Indeterminate music is music which involves indeterminacy in its composition, performance, or both. This means that contrary to conventional music, where the composition is determined and controlled by the composer, and the performance is determined and controlled by the performer, in indeterminate music the composer and/or performer relinquish control of some or all parameters of the music. For example, a composer may compose a piece of music which specifies a certain rhythm but does not specify pitch, or a composer might write a piece for unspecified instrumentation. A composer might also use indeterminate processes, such as chance operations, to produce music which is performed in a determinstic manner.

Because conventional music notation is a largely deterministic system, interminate music often uses unconventional music notation. This might be in the form of textual instructions, graphic notation, or a combination of both. An example of music notated with instructions is La Monte Young's Piano Piece for Terry Riley #1:

Push the piano up to a wall and put the flat side flush against it. Then continue pushing into the wall. Push as hard as you can. If the piano goes through the wall, keep pushing in the same direction regardless of new obstacles and continue to push as hard as you can whether the piano is stopped against an obstacle or moving. The piece is over when you are too exhausted to push any longer.

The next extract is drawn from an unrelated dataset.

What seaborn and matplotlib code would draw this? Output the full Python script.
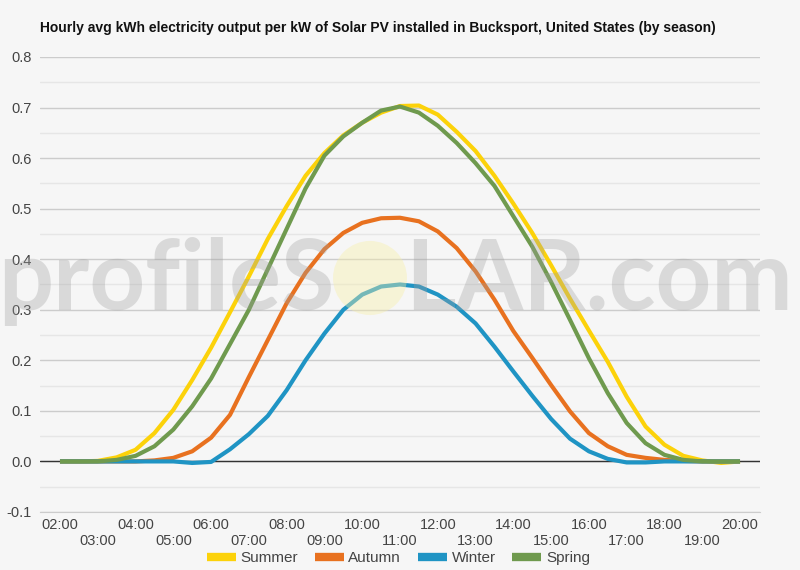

In this particular piece, the action which the performer takes is determined. However, the result of his/her action is indeterminate, at least theoretically. The length of the piece is also indeterminate.

Indeterminate music presents some very interesting issues for the performer, since it is so easy to fake a performance. Because different performances of the same piece may sound completely different, integrity is of essence to the performer. The score must be approached with "discipline, devotion and disinterestedness" so that the ideas expressed in the composition still come through. In addition, indeterminate music often demands the performer to make decisions about pitch, instrumentation or structure, and navigate the score while performing. For this reason, it is usually not possible to play indeterminate music from memory, since different performances might lead you to different places in the score.

Many performers avoid this problem by making realizations of the score. This means that they use the original score to notate one possible performance in conventional notation. With this realization, they are able to play from memory, and also to avoid the possibility that they will be led by the score into unfamiliar territory.


Composers of indeterminate music: John Cage, La Monte Young, Morton Feldman, Earle Brown, Christian Wolff, Karlheinz Stockhausen, Michael Pisaro, Cornelius Cardew, David Tudor, Terry Riley, Steve Reich, James Tenney, Alvin Lucier, Sylvano Bussotti and others.